Опытные, хорошо знающие город комсомольские работники действуют оперативно и четко. Уже вчера райкомы помогали формировать истребительные батальоны, которые будут помогать охранять важные объекты города. По квартирам агитаторы читали вслух советские газеты, которых здесь так давно не видали. Бригады школьников с большим азартом принялись за уничтожение немецких плакатов, указателей, вывесок и за расклейку советских лозунгов.
В разгаре работы к секретарю обкома комсомола подошел стройный юноша и, волнуясь, обратился к нему:
— Товарищ, у меня очень срочное дело. Понимаете, вы должны мне немедленно помочь. Мне уже исполнилось восемнадцать лет, и я должен срочно вступить в Красную Армию. Я не могу больше ждать! У меня особые счеты с гитлеровцами…

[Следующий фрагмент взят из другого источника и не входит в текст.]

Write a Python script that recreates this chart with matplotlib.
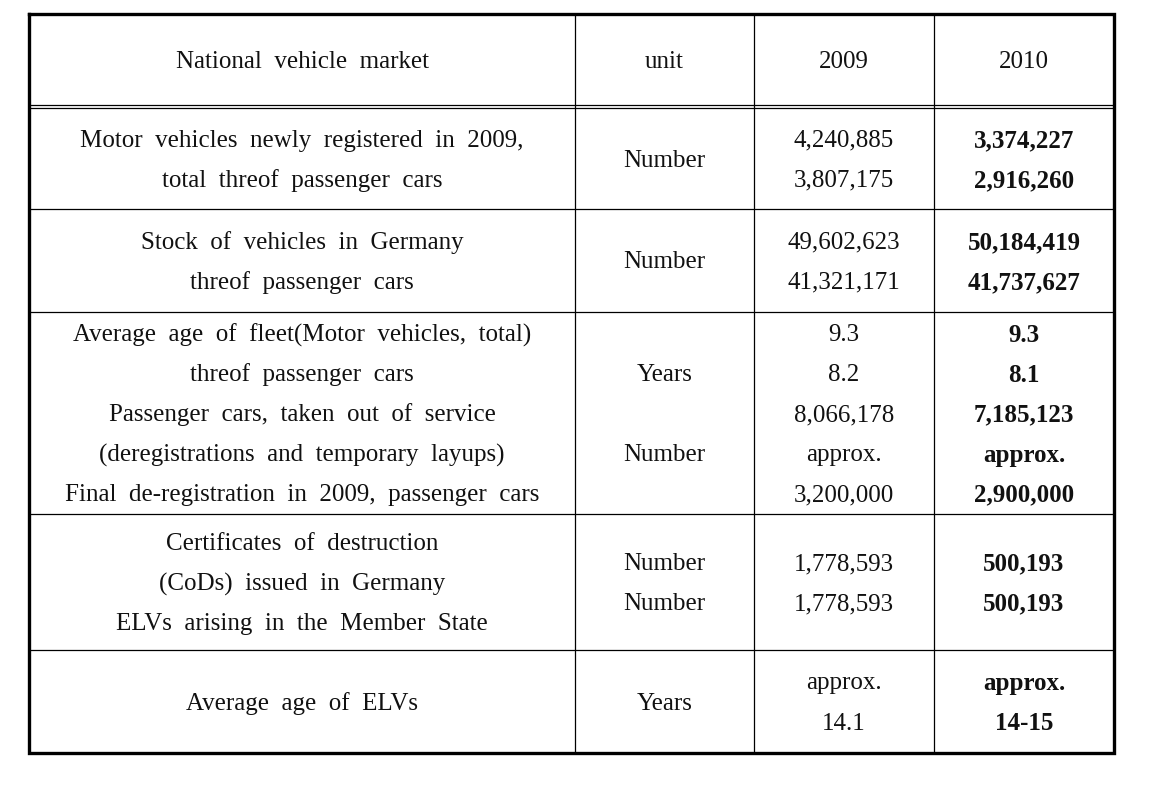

— А в чем именно заключаются эти особые счеты?
Юноша, волнуясь еще больше, тихо сказал сдавленным голосом:
— Я год пробыл в Германии…
Мы разговорились. Владимиру Архипенко действительно за его недолгую жизнь пришлось перенести столько тяжкого, что он на всю жизнь сохранит острое чувство непримиримой ненависти к фашизму. Вместе с другими он был пойман на улице, загнан во двор страшного дома на Малой Пана-совке, где помещалось так называемое «Вербовочное бюро», посажен в эшелон и увезен в далекий Брауншвейг, где ему было суждено в течение долгого года с утра до вечера грузить тяжелые, стокилограммовые мешки в речном порту.

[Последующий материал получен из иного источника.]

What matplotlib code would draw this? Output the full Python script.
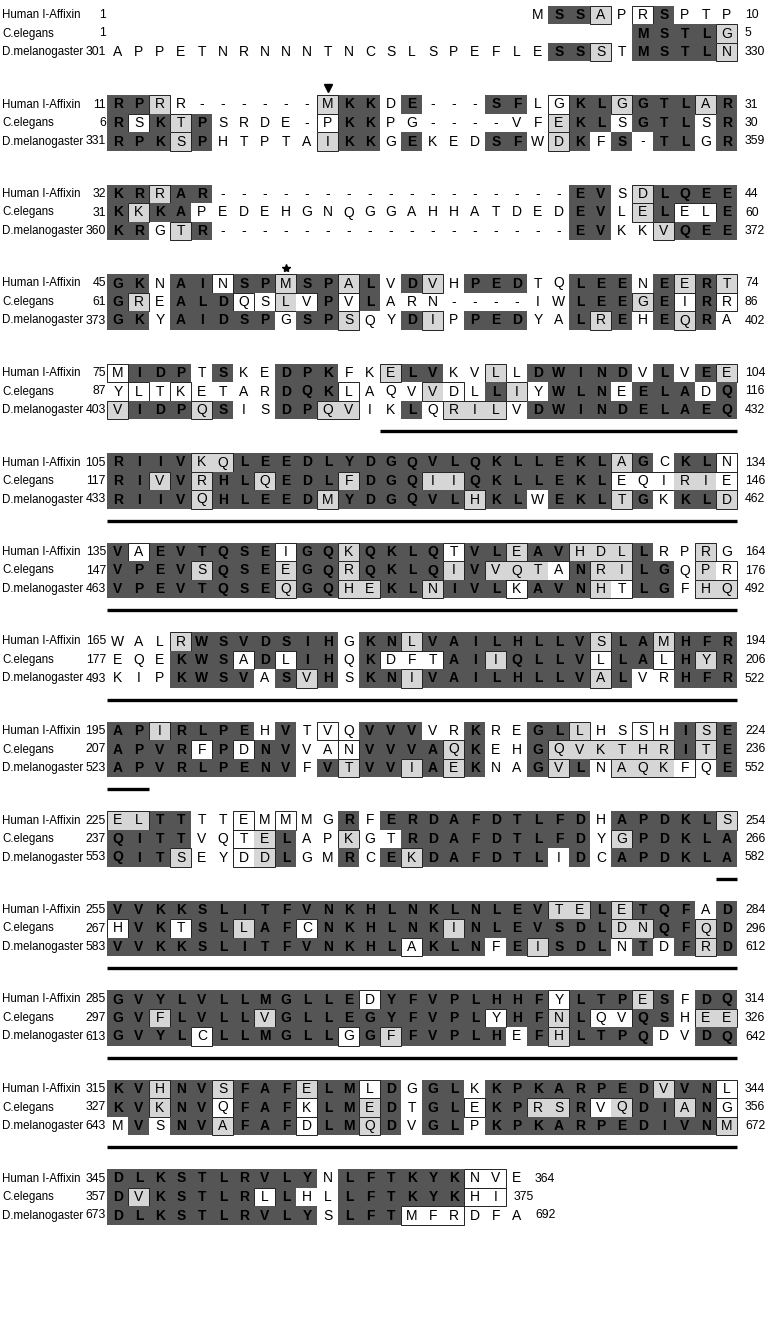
import matplotlib
matplotlib.use('Agg')
import matplotlib.pyplot as plt
from matplotlib.patches import Rectangle

names = ['Human I-Affixin', 'C.elegans', 'D.melanogaster']

# sequences, 30 columns per block ('-' gap, ' ' nothing)
human_seq = [' ' * 20 + 'MSSAPRSPTP', 'RPRR------MKKDE---SFLGKLGGTLAR',
             'KRRAR' + '-' * 17 + 'EVSDLQEE', 'GKNAINSPMSPALVDVHPEDTQLEENEERT',
             'MIDPTSKEDPKFKELVKVLLDWINDVLVEE', 'RIIVKQLEEDLYDGQVLQKLLEKLAGCKLN',
             'VAEVTQSEIGQKQKLQTVLEAVHDLLRPRG', 'WALRWSVDSIHGKNLVAILHLLVSLAMHFR',
             'APIRLPEHVTVQVVVVRKREGLLHSSHISE', 'ELTTTTEMMMGRFERDAFDTLFDHAPDKLS',
             'VVKKSLITFVNKHLNKLNLEVTELETQFAD', 'GVYLVLLMGLLEDYFVPLHHFYLTPESFDQ',
             'KVHNVSFAFELMLDGGLKKPKARPEDVVNL', 'DLKSTLRVLYNLFTKYKNVE']
celeg_seq = [' ' * 25 + 'MSTLG', 'RSKTPSRDE-PKKPG----VFEKLSGTLSR',
             'KKKAPEDEHGNQGGAHHATDEDEVLELELE', 'GREALDQSLVPVLARN----IWLEEGEIRR',
             'YLTKETARDQKLAQVVDLLIYWLNEELADQ', 'RIVVRHLQEDLFDGQIIQKLLEKLEQIRIE',
             'VPEVSQSEEGQRQKLQIVVQTANRILGQPR', 'EQEKWSADLIHQKDFTAIIQLLVLLALHYR',
             'APVRFPDNVVANVVVAQKEHGQVKTHRITE', 'QITTVQTELAPKGTRDAFDTLFDYGPDKLA',
             'HVKTSLLAFCNKHLNKINLEVSDLDNQFQD', 'GVFLVLLVGLLEGYFVPLYHFNLQVQSHEE',
             'KVKNVQFAFKLMEDTGLEKPRSRVQDIANG', 'DVKSTLRLLHLLFTKYKHI']
dmel_seq = ['APPETNRNNNTNCSLSPEFLESSSTMSTLN', 'RPKSPHTPTAIKKGEKEDSFWDKFS-TLGR',
            'KRGTR' + '-' * 17 + 'EVKKVQEE', 'GKYAIDSPGSPSQYDIPPEDYALREHEQRA',
            'VIDPQSISDPQVIKLQRILVDWINDELAEQ', 'RIIVQHLEEDMYDGQVLHKLWEKLTGKKLD',
            'VPEVTQSEQGQHEKLNIVLKAVNHTLGFHQ', 'KIPKWSVASVHSKNIVAILHLLVALVRHFR',
            'APVRLPENVFVTVVIAEKNAGVLNAQKFQE', 'QITSEYDDLGMRCEKDAFDTLIDCAPDKLA',
            'VVKKSLITFVNKHLAKLNFEISDLNTDFRD', 'GVYLCLLMGLLGGFFVPLHEFHLTPQDVDQ',
            'MVSNVAFAFDLMQDVGLPKPKARPEDIVNM', 'DLKSTLRVLYSLFTMFRDFA']

# shading: D identical (dark), L similar (light), W boxed white, . none
human_shade = ['.' * 20 + '.DDL.WD...', 'DDL.......LDD.D...DD.WDDLDDDLD',
               'DDLDD' + '.' * 17 + 'DD.LDDDD', 'DD.DDWDDLDDLD.DL.DDD..DDD.DLDL',
               'WDDD.D..DDD..LDD..L.DDDDD.D.DL', 'DDDDLLDDDDDDDDDDDDDDDDDDLD.DDW',
               'DWDDDDDDWDDLDDDDWDDLDDLLLD..L.', '...LDDDDDDD.DDLDDDDDDDDLDDLDDD',
               'DDLDDDD.D.W.DDD..D..DDL..W.DLD', 'LLDD..W.W..D.DDDDDDDDDD.DDDDDL',
               'DDDDDDDDDDDDDDDDDDDDDLLDLDDD.D', 'DDDDDDDDDDDDWDDDDDDDDWDDDLD.DD',
               'DDLDDLDDDLDDWD.DD.DDDDDDDDLDDW', 'DDDDDDDDDD.DDDDDDWW.']
celeg_shade = ['.' * 25 + 'DDDDL', 'DWDLD.....WDD........LDD.DDD.D',
               'DLDD' + '.' * 18 + 'DD.LDWWD', 'DL.DDDW.LWDWD.........DDDLDWDW',
               '.W.W....DDDW...LW.DL.DDD.DDD.D', 'DDLDLDDLDDDLDDDLLDDDDDDDWWWLLW',
               'DDDDLDDDLDDLDDDDLDLLLWDLLDD.LW', '...DDDWDWDD.DWWWDDLDDDDWDDWDLD',
               'DDDDWDWDD..WDDDDLD..DLLLLLLDLD', 'DDDD..WLD..L..DDDDDDDDD.LDDDDD',
               'WDDWDDLDDWDDDDDDLDDDDDDDLLDDLD', 'DDLDDDDLDDDDDDDDDDWDDLDWWDD.LL',
               'DDLDDWDDDWDDLD.DDWDDLLDWLDDLDW', 'DLDDDDDWD..DDDDDDWW']
dmel_shade = ['.' * 21 + 'DDL.DDDDL', 'DDDLD.....LDD.D...DD.LD.D.DD.D',
              'DD.LD' + '.' * 17 + 'DD..LDDD', 'DD.DDDDD.DDL..DL.DDD..DLD.DLD.',
              'LDDDLD..DDLL..D.LLL.DDDDDDDDDD', 'DDDDLDDDDDLDDDDDDLDD.DDDLD.DDL',
              'DDDDDDDDLDDLLDDLDDDWDDDLWDD.LL', '...DDDD.DLD.DDLDDDDDDDDLD..DDD',
              'DDDDDDDDD.DLDDLDLD..DLD.LLLW.D', 'DDDL..WLD..D.DLDDDDDD.D.DDDDDD',
              'DDDDDDDDDDDDDDWDDD.DLDDD.D.DLD', 'DDDDWDDDDDDWDLDDDDD.DLDDDD..DD',
              '.D.DDLDDDWDDLD.DD.DDDDDDDDDDDL', 'DDDDDDDDDD.DDDWWW...']

human_start = [1, 11, 32, 45, 75, 105, 135, 165, 195, 225, 255, 285, 315, 345]
human_end = [10, 31, 44, 74, 104, 134, 164, 194, 224, 254, 284, 314, 344, 364]
celeg_start = [1, 6, 31, 61, 87, 117, 147, 177, 207, 237, 267, 297, 327, 357]
celeg_end = [5, 30, 60, 86, 116, 146, 176, 206, 236, 266, 296, 326, 356, 375]
dmel_start = [301, 331, 360, 373, 403, 433, 463, 493, 523, 553, 583, 613, 643, 673]
dmel_end = [330, 359, 372, 402, 432, 462, 492, 522, 552, 582, 612, 642, 672, 692]

# underlined column spans per block (first, last)
underline = [None, None, None, None, (13, 29), (0, 29), (0, 29), (0, 29),
             (0, 1), (29, 29), (0, 29), (0, 29), (0, 29), None]

# block, column of the marks above the human row
triangle_mark = (1, 10)
star_mark = (3, 8)

DARK = '#555555'
LIGHT = '#d6d6d6'
fam = ['Liberation Sans Narrow', 'Liberation Sans', 'DejaVu Sans']

fig = plt.figure(figsize=(7.78, 13.25), dpi=100)
ax = fig.add_axes([0, 0, 1, 1])
ax.set_xlim(0, 778)
ax.set_ylim(1325, 0)
ax.axis('off')

x0, dx = 118, 21.0
y0, dy, dblock = 15, 18.5, 89.5


def col_x(i):
    return x0 + dx * i


seqs = [human_seq, celeg_seq, dmel_seq]
shades = [human_shade, celeg_shade, dmel_shade]
starts = [human_start, celeg_start, dmel_start]
ends = [human_end, celeg_end, dmel_end]

for b in range(len(human_seq)):
    for r in range(3):
        y = y0 + dblock * b + dy * r
        seq = seqs[r][b]
        sh = shades[r][b].ljust(len(seq), '.')
        ax.text(2, y, names[r], ha='left', va='center', fontsize=8.3, family=fam)
        ax.text(106, y, str(starts[r][b]), ha='right', va='center', fontsize=8.8, family=fam)
        last = 0
        for i, ch in enumerate(seq):
            if ch == ' ':
                continue
            last = i
            x = col_x(i)
            code = sh[i]
            if code == 'D':
                ax.add_patch(Rectangle((x - dx / 2, y - dy / 2), dx, dy, facecolor=DARK,
                                       edgecolor='none'))
            elif code == 'L':
                ax.add_patch(Rectangle((x - dx / 2, y - dy / 2), dx, dy, facecolor=LIGHT,
                                       edgecolor='none'))
            ax.text(x, y, ch, ha='center', va='center', fontsize=10, family=fam,
                    fontweight='bold' if code == 'D' else 'normal')
        # thin outlines around runs of light / boxed cells
        i = 0
        while i < len(sh):
            if sh[i] in 'LW':
                j = i
                while j + 1 < len(sh) and sh[j + 1] in 'LW':
                    j += 1
                ax.add_patch(Rectangle((col_x(i) - dx / 2, y - dy / 2), dx * (j - i + 1), dy,
                                       facecolor='none', edgecolor='#222222', lw=0.7))
                i = j + 1
            else:
                i += 1
        ax.text(col_x(last) + 18, y, str(ends[r][b]), ha='left', va='center',
                fontsize=8.8, family=fam)
    if underline[b] is not None:
        a, e = underline[b]
        yu = y0 + dblock * b + dy * 2 + 21
        ax.plot([col_x(a) - dx / 2, col_x(e) + dx / 2], [yu, yu], color='black', lw=2.4,
                solid_capstyle='butt')

bt, ct = triangle_mark
ax.plot(col_x(ct), y0 + dblock * bt - 17, marker='v', color='black', markersize=6)
bs, cs = star_mark
ax.plot(col_x(cs), y0 + dblock * bs - 16, marker='*', color='black', markersize=6)

fig.savefig('out.png', dpi=100)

Быстро-быстро, словно опасаясь, что кто-то оборвет его рассказ и не даст излить до конца наболевшее, Владимир рассказывал, как тяжело живется русским и украинцам в Брауншвейге, какие муки испытывают, в частности, те, кто попадает в 21-й штрафной лагерь, где людей беспощадно избивают и заставляют надрываться на непосильной работе.
С большим трудом Владимиру удалось вернуться обратно в Харьков: он заболел, и какой-то сердобольный немец помог ему получить разрешение на выезд. Добраться в родной город было нелегко. Уже началось наше летнее наступление, все пути были забиты встречными эшелонами, везущими раненых. Поезда стояли по нескольку часов на каждом полустанке. По бокам насыпи всюду валялись обгорелые остовы эшелонов, пущенных под откос партизанами.
Владимир радовался всему этому. Он все чаще вспоминал наказ, который ему дали его друзья, когда он уезжал из Брауншвейга на восток:
— Смотри же, помни, чью сторону надо держать!
И он стремился как можно дальше пробраться на восток, чтобы присоединиться к частям Красном Армии. Из Полтавы в Харьков поезда уже не шли: железная дорога была перерезана. Шофер попутной машины согласился взять с собой Владимира. Так он доехал до Валок, откуда надо было пробираться дальше. В Харьков Архипенко попал 15 августа. Мать спрятала его в подвале; там он просидел восемь дней. Только теперь паренек этот вышел открыто на улицу и сразу же поспешил в обком комсомола, чтобы узнать, как вступить добровольцем в Красную Армию…
Таких, как Владимир, немало в Харькове. Одни вернулись из Германии легально — после тяжелой болезни, другие бежали с каторги, хотя все знали, какая страшная судьба ожидает пойманных беглецов: или пуля в лоб и немедленная смерть, или посылка в штрафной лагерь и медленная, но неотвратимая гибель. Ненависть переполняет грудь этого юноши, ему хочется как можно скорее отправиться на фронт, и обком комсомола поможет ему осуществить его желание.
Солнце уже поднялось к зениту, когда мы собрались поездить на вездеходе по улицам города. Всюду, на каждом перекрестке, как и в первый день, — огромные толпы людей. Харьковчане останавливали машины, идущие на север, и требовали от проезжих самой подробной информации о том, как живет Москва. Вести были неплохие, и люди все веселее брались за дело.
Около одной из машин, окруженной тысячной толпой, мы увидели бухгалтера «Заготскота» Максименко, который громко читал вслух сводку Совинформбюро. Женщины слушали его затаив дыхание. Они так давно не видали советских газет! На переправе через Лопань был сметан на скорую руку неказистый горбатый мостик, и хотя по нему переезжать было довольно рискованно, машины шли сплошным потоком, не задерживаясь. А рядом уже строился стабильный прочный мост.